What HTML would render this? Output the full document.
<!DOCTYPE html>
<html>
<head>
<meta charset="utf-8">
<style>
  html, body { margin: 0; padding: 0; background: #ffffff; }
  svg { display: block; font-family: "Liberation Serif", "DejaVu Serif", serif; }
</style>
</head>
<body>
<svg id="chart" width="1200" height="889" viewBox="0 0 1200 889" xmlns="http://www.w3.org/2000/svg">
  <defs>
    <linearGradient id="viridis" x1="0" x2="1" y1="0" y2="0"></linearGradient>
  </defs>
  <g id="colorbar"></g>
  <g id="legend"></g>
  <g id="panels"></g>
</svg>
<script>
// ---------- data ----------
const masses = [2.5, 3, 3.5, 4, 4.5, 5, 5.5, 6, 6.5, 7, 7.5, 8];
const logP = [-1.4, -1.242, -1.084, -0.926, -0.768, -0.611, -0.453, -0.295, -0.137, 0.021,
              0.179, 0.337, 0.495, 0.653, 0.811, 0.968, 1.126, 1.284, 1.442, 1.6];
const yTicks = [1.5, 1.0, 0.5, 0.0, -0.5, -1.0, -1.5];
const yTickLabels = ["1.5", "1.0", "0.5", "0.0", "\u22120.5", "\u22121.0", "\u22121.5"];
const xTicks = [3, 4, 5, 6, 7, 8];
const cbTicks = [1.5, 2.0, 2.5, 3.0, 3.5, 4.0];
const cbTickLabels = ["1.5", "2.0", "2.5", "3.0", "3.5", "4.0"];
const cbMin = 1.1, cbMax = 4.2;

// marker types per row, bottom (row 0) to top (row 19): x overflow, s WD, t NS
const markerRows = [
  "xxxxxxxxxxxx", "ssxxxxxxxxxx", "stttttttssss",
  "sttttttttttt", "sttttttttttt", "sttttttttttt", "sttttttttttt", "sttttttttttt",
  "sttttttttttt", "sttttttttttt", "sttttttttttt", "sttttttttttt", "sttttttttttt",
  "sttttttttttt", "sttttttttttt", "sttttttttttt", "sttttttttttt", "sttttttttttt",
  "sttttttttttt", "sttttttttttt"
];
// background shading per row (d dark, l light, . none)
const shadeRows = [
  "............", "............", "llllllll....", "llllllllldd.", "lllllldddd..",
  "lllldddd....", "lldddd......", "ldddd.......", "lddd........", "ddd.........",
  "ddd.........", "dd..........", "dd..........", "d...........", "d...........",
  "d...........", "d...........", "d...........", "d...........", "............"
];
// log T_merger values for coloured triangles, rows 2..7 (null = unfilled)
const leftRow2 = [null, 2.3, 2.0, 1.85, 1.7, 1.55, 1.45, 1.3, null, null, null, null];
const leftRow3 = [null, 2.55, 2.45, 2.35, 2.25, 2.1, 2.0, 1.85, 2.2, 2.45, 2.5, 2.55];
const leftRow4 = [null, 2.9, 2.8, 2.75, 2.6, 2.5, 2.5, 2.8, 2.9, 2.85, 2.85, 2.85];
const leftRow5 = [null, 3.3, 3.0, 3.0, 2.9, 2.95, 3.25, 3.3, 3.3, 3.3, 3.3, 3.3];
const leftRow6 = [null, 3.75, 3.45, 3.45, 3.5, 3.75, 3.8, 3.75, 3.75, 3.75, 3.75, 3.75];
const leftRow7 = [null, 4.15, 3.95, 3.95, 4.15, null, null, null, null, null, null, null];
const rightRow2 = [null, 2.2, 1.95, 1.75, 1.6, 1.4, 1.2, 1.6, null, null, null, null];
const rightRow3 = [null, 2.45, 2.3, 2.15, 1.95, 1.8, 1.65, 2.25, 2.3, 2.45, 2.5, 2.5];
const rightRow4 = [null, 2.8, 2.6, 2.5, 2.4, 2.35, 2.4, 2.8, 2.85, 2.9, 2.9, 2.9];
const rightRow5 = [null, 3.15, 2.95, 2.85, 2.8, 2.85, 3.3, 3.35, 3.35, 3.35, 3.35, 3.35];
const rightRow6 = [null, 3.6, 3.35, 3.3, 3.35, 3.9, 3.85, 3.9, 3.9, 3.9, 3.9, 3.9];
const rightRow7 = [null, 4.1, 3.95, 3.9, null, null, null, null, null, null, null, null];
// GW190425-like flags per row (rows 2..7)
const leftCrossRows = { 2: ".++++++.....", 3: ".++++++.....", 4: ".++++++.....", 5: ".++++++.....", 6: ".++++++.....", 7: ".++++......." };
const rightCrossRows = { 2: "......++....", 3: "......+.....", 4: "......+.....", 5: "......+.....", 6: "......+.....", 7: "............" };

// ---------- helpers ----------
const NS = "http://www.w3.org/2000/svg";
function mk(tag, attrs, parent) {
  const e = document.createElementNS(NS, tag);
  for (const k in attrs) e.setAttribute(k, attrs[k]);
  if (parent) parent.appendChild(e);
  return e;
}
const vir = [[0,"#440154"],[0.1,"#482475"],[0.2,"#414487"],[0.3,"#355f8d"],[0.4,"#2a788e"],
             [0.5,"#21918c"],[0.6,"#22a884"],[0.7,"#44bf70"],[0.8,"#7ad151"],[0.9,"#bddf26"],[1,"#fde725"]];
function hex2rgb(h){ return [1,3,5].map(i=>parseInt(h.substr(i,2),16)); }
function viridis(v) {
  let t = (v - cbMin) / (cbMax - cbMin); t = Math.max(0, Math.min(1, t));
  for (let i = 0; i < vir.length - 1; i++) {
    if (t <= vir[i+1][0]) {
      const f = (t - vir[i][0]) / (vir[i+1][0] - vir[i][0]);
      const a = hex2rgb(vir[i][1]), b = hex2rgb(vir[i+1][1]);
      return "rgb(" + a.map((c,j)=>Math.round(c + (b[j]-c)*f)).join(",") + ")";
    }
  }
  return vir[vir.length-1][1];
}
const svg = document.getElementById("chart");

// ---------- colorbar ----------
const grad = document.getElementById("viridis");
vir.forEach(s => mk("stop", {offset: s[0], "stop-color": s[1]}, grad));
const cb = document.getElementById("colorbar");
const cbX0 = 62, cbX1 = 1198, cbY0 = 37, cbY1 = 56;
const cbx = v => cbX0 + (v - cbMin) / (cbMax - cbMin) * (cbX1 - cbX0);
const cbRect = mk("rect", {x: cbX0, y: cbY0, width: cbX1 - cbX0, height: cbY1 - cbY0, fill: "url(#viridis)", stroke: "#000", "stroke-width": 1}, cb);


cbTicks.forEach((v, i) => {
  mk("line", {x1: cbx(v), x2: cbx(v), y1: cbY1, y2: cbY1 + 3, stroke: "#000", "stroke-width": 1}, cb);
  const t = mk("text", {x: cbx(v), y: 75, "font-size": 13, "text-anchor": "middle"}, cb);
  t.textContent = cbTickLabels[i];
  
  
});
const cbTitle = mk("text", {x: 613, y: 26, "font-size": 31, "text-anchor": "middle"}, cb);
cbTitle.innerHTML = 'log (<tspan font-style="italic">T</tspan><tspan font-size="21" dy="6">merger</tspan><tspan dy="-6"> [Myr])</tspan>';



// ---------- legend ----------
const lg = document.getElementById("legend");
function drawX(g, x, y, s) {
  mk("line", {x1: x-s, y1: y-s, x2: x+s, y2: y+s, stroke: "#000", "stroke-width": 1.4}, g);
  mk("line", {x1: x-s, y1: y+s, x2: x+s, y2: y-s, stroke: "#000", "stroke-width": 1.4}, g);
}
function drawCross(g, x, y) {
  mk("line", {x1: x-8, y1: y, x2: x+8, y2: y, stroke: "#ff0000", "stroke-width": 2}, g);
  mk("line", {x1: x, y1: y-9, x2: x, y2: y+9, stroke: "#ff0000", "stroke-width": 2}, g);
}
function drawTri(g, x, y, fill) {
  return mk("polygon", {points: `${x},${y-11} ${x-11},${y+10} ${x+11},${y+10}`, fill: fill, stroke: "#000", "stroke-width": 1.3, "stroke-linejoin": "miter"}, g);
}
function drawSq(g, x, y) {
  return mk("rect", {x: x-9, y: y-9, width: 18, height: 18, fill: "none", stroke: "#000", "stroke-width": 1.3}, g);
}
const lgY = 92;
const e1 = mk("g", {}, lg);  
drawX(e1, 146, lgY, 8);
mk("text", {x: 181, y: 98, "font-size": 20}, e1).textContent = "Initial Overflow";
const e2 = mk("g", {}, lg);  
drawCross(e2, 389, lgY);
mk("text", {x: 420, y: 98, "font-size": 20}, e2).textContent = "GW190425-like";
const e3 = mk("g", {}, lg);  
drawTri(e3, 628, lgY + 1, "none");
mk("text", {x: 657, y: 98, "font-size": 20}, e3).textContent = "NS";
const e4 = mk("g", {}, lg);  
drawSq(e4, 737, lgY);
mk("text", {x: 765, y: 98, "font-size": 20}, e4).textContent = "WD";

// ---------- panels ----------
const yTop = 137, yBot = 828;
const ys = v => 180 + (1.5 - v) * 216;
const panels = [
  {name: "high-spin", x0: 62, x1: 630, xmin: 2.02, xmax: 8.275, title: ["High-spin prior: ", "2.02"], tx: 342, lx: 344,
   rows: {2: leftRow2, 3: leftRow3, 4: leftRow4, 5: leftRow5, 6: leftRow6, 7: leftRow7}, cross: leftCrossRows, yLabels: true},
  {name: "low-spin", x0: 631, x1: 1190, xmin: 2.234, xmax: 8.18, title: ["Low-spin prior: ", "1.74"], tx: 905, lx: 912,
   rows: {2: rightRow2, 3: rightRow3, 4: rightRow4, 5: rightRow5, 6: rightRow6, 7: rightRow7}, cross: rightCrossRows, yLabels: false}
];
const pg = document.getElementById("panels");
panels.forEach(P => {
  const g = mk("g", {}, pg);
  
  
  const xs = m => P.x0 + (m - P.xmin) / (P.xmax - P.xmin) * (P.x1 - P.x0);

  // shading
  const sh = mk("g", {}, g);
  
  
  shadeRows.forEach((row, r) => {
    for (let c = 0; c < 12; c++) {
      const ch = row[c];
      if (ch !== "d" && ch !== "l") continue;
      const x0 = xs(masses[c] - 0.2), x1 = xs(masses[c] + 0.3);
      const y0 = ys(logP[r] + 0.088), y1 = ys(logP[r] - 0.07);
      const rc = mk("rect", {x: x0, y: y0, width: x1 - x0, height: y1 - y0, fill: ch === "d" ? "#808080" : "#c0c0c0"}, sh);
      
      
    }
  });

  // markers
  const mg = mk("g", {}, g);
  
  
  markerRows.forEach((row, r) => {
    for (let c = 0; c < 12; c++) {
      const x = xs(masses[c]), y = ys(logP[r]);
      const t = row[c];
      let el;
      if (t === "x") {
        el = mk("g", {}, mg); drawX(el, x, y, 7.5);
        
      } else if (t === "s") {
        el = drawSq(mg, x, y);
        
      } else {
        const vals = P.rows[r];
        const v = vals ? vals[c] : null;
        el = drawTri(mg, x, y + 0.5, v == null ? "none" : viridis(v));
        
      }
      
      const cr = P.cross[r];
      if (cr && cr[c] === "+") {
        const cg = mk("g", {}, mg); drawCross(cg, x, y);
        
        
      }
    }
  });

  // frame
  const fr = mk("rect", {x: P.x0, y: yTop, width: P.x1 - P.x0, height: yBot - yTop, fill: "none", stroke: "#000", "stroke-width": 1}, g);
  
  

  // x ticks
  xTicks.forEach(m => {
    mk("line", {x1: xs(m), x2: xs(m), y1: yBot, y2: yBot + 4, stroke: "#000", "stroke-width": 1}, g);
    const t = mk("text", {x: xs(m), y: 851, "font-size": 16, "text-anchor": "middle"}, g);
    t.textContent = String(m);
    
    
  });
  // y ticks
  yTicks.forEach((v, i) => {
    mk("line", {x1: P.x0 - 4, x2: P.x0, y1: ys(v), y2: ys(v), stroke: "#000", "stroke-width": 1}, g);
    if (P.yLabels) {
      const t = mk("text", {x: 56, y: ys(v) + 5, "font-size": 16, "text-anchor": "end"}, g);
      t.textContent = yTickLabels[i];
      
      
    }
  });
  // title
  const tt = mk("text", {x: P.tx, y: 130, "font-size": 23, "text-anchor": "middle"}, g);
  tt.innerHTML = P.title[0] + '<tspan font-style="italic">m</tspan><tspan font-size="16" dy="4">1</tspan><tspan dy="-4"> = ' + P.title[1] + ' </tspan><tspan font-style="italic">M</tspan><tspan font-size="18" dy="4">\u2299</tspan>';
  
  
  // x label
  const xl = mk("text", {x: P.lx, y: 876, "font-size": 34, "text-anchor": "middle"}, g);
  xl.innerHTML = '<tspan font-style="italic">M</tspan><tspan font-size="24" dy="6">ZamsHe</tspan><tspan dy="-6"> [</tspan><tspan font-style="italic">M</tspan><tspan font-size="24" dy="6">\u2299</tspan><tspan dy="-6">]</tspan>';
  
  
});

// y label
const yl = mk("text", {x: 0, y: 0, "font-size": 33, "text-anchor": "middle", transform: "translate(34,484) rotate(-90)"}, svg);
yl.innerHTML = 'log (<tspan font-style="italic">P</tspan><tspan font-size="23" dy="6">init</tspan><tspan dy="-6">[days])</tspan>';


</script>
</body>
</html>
________
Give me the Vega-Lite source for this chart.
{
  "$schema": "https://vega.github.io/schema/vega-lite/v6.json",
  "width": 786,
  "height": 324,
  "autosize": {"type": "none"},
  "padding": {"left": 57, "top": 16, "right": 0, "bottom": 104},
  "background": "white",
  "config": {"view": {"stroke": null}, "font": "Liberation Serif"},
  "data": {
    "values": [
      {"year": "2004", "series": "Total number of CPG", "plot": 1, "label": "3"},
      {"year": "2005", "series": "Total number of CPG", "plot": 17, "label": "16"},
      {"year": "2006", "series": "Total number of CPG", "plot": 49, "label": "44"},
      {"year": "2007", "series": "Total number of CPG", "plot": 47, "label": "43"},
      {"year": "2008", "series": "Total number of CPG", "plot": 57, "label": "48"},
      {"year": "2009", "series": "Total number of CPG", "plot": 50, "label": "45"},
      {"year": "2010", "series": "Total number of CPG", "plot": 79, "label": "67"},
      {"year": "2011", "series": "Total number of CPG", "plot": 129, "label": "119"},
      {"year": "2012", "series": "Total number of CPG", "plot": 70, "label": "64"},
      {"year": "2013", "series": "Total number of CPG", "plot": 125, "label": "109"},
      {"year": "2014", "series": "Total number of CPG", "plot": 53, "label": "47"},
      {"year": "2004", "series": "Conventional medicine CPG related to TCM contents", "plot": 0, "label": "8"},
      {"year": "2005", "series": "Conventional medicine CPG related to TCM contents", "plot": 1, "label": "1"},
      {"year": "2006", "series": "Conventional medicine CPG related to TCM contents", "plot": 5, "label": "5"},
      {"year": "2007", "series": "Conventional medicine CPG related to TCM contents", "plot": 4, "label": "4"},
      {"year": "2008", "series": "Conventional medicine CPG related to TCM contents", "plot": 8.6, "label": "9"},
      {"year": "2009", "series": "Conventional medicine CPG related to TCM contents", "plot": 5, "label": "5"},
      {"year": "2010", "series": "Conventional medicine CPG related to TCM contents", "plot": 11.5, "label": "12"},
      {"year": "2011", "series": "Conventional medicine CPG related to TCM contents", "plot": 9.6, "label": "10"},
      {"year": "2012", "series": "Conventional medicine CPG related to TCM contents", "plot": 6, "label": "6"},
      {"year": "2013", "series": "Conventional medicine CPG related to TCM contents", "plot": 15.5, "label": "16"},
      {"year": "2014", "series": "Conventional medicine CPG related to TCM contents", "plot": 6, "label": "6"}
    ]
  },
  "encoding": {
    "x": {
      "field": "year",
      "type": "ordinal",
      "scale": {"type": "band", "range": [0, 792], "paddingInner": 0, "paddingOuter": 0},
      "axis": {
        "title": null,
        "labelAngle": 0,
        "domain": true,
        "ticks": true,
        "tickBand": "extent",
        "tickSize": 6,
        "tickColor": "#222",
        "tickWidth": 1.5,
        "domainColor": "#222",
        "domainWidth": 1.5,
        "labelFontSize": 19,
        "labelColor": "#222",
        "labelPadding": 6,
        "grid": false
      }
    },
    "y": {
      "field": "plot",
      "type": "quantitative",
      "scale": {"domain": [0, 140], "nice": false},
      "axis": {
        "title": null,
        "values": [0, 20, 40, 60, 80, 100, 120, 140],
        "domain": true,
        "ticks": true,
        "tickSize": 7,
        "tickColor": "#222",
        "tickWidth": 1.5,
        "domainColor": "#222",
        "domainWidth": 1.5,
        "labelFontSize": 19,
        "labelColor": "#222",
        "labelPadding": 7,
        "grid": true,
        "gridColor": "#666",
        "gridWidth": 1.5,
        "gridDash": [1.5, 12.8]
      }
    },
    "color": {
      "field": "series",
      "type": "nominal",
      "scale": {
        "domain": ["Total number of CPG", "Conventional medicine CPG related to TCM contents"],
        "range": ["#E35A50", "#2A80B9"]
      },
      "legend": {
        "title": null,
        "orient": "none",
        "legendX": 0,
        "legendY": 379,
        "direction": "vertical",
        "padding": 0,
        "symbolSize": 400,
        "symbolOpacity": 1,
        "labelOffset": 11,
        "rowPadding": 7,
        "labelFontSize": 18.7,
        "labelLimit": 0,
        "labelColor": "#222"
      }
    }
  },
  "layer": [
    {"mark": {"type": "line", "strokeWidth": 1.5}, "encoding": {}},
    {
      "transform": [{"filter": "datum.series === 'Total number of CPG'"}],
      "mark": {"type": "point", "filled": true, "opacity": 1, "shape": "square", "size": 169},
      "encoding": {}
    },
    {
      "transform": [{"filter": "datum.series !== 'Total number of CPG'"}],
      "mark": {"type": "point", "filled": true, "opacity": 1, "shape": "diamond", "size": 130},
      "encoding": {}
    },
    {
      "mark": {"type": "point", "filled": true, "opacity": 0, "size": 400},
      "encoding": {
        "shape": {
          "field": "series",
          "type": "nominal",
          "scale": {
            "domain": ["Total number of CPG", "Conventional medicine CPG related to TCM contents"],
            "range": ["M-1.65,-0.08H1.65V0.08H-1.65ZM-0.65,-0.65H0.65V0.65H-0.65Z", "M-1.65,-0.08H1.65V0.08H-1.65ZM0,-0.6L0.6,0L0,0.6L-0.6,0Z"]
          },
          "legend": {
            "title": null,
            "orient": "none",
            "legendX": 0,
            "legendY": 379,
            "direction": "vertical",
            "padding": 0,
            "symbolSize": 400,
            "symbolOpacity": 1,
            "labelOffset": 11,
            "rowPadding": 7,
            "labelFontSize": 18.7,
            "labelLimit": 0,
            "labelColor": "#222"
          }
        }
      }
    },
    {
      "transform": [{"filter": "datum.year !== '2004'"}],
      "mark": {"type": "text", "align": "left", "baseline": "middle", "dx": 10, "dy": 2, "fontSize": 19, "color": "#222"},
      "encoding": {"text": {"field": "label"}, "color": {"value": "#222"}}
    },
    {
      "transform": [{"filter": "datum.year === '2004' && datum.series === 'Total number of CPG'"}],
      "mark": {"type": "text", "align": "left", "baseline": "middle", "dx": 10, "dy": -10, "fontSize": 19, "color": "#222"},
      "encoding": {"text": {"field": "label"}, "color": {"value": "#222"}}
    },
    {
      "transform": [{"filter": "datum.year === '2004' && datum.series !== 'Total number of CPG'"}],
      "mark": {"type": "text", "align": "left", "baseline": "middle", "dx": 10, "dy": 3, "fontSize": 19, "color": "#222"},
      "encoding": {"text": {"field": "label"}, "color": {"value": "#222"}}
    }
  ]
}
________
● GIVEN REQUEST:
Give back exactly the lines from the line that has "What HTML would" to the line that has "const cbMin = 1.1, cbMax = 4.2;", both included, and leave out all others.

● FINISHED ANSWER:
What HTML would render this? Output the full document.
<!DOCTYPE html>
<html>
<head>
<meta charset="utf-8">
<style>
  html, body { margin: 0; padding: 0; background: #ffffff; }
  svg { display: block; font-family: "Liberation Serif", "DejaVu Serif", serif; }
</style>
</head>
<body>
<svg id="chart" width="1200" height="889" viewBox="0 0 1200 889" xmlns="http://www.w3.org/2000/svg">
  <defs>
    <linearGradient id="viridis" x1="0" x2="1" y1="0" y2="0"></linearGradient>
  </defs>
  <g id="colorbar"></g>
  <g id="legend"></g>
  <g id="panels"></g>
</svg>
<script>
// ---------- data ----------
const masses = [2.5, 3, 3.5, 4, 4.5, 5, 5.5, 6, 6.5, 7, 7.5, 8];
const logP = [-1.4, -1.242, -1.084, -0.926, -0.768, -0.611, -0.453, -0.295, -0.137, 0.021,
              0.179, 0.337, 0.495, 0.653, 0.811, 0.968, 1.126, 1.284, 1.442, 1.6];
const yTicks = [1.5, 1.0, 0.5, 0.0, -0.5, -1.0, -1.5];
const yTickLabels = ["1.5", "1.0", "0.5", "0.0", "\u22120.5", "\u22121.0", "\u22121.5"];
const xTicks = [3, 4, 5, 6, 7, 8];
const cbTicks = [1.5, 2.0, 2.5, 3.0, 3.5, 4.0];
const cbTickLabels = ["1.5", "2.0", "2.5", "3.0", "3.5", "4.0"];
const cbMin = 1.1, cbMax = 4.2;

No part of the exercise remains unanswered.